Thing is, I'm not sure there's anything developers can do. It's just a pain in the ass to read text on a large screen. It might be more palatable on a PC, but that's how I played Oblivion and it still felt like a distraction. The act of playing a game and the act of reading about that game's world feel like two distinct activities that, to me, are best enjoyed separately. It would be interesting to see if BioWare keeps stats on how thoroughly players explore the codex in, say, ME2. After all, it does serve a similar function to the appendices found in Lord of the Rings and Dune.

Yet while I understand the desire for an in-game codex to help players understand the fiction and immerse themselves in it, I can't help but think there are more effective, meaningful, and potentially profitable ways to extend your game's universe. And I'm not talking about Collector's Editions; most seem stuffed with demonstrably useless physical artifacts that are more marketing collateral than supplemental content. A figurine might be nice for a desk display, but it doesn't connect to the game experience in a meaningful way like the feelies of old did.
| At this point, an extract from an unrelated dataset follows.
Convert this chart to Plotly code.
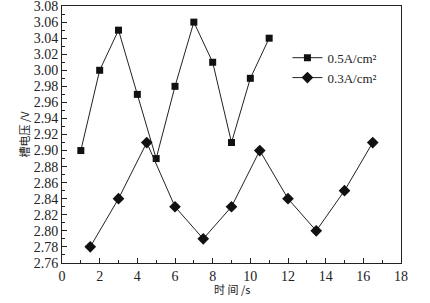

Honestly, I don't think that's just nostalgia for outdated copy-protection mechanisms: as Michael points out in his post, feelies were often essential components of the package, a (sigh) meta-game experience that brought the player out of the computer game, but not out of the game world. There's something psychologically interesting that happens there, I think. You are compelled to reflect upon the game and its fiction in a different way because of the switch in modality. The very act of reflection should be an important goal in itself.

Game developers often have to (and should) think like teachers: their students have different learning styles. Communicating content in different modes is crucial if you want to reach everyone. If you want to meaningfully extend a game world's fiction, I would argue, you've got to look outside the game itself.